»»

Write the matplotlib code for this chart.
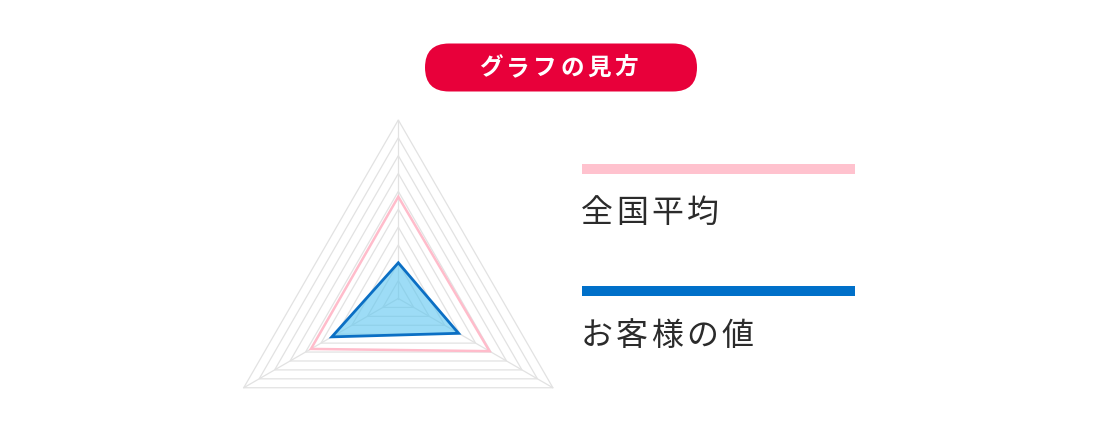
import numpy as np
import matplotlib
matplotlib.use("Agg")
import matplotlib.pyplot as plt
from matplotlib.patches import FancyBboxPatch, Polygon

plt.rcParams["font.family"] = ["Noto Sans CJK JP", "DejaVu Sans"]

# data
axis_labels = ["A", "B", "C"]          # top, lower right, lower left (labels hidden)
national_avg = [5.7, 5.9, 5.65]
customer = [2.0, 3.9, 4.3]
grid_levels = list(range(1, 11))
legend_labels = ["全国平均", "お客様の値"]
badge_text = "グラフの見方"

W, H = 1120, 434
fig = plt.figure(figsize=(W / 100, H / 100), dpi=100)

# radar axes: centre at (398, 298.5) px, radius 10 -> 178.5 px
cx, cy, rpx = 398.3, 298.5, 178.5
half = 200
ax = fig.add_axes([(cx - half) / W, (H - cy - half) / H, 2 * half / W, 2 * half / H])
lim = 10 * half / rpx
ax.set_xlim(-lim, lim)
ax.set_ylim(-lim, lim)
ax.set_aspect("equal")
ax.axis("off")

angles = np.deg2rad([90, -30, 210])


def to_xy(vals):
    vals = np.asarray(vals, dtype=float)
    return np.column_stack([vals * np.cos(angles), vals * np.sin(angles)])


grid_col = "#e2e2e2"
for lv in grid_levels:
    ax.add_patch(Polygon(to_xy([lv] * 3), closed=True, fill=False,
                         edgecolor=grid_col, lw=0.9, zorder=1))
for a in angles:
    ax.plot([0, 10 * np.cos(a)], [0, 10 * np.sin(a)], color=grid_col, lw=0.9, zorder=1)

ax.add_patch(Polygon(to_xy(national_avg), closed=True, fill=False,
                     edgecolor="#ffbccb", lw=1.8, joinstyle="miter", zorder=3))
ax.add_patch(Polygon(to_xy(customer), closed=True, facecolor="#5cc6f0", alpha=0.6,
                     edgecolor="none", zorder=4))
ax.add_patch(Polygon(to_xy(customer), closed=True, fill=False,
                     edgecolor="#0b6fc4", lw=2.0, joinstyle="miter", zorder=5))

# overlay in pixel coords (y measured from top, converted)
ui = fig.add_axes([0, 0, 1, 1])
ui.set_xlim(0, W)
ui.set_ylim(0, H)
ui.axis("off")


def py(y):
    return H - y


ui.add_patch(FancyBboxPatch((425, py(91.5)), 272, 48, boxstyle="round,pad=0,rounding_size=24",
                            facecolor="#e8003a", edgecolor="none"))


def spaced_text(x0, y, text, step, **kw):
    for i, ch in enumerate(text):
        ui.text(x0 + i * step, py(y), ch, ha="left", va="center", **kw)


spaced_text(479, 68, badge_text, 27.0, fontsize=17, color="white", fontweight="bold")

legend_colors = ["#ffc2ce", "#0070c9"]
legend_line_y = [169, 291]
legend_text_y = [213, 336]
for lab, col, ly, ty in zip(legend_labels, legend_colors, legend_line_y, legend_text_y):
    ui.plot([582, 855], [py(ly), py(ly)], color=col, lw=7.2, solid_capstyle="butt")
    spaced_text(581, ty, lab, 35.2, fontsize=23, color="#2b2b2b")

fig.savefig("out.png", dpi=100)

««

| Exercise aim |
Could the lines from the top of the material through the line with "return np.column_stack([vals *" be repeated exactly, pictures left out?

| Finished task |
Write the matplotlib code for this chart.
import numpy as np
import matplotlib
matplotlib.use("Agg")
import matplotlib.pyplot as plt
from matplotlib.patches import FancyBboxPatch, Polygon

plt.rcParams["font.family"] = ["Noto Sans CJK JP", "DejaVu Sans"]

# data
axis_labels = ["A", "B", "C"]          # top, lower right, lower left (labels hidden)
national_avg = [5.7, 5.9, 5.65]
customer = [2.0, 3.9, 4.3]
grid_levels = list(range(1, 11))
legend_labels = ["全国平均", "お客様の値"]
badge_text = "グラフの見方"

W, H = 1120, 434
fig = plt.figure(figsize=(W / 100, H / 100), dpi=100)

# radar axes: centre at (398, 298.5) px, radius 10 -> 178.5 px
cx, cy, rpx = 398.3, 298.5, 178.5
half = 200
ax = fig.add_axes([(cx - half) / W, (H - cy - half) / H, 2 * half / W, 2 * half / H])
lim = 10 * half / rpx
ax.set_xlim(-lim, lim)
ax.set_ylim(-lim, lim)
ax.set_aspect("equal")
ax.axis("off")

angles = np.deg2rad([90, -30, 210])


def to_xy(vals):
    vals = np.asarray(vals, dtype=float)
    return np.column_stack([vals * np.cos(angles), vals * np.sin(angles)])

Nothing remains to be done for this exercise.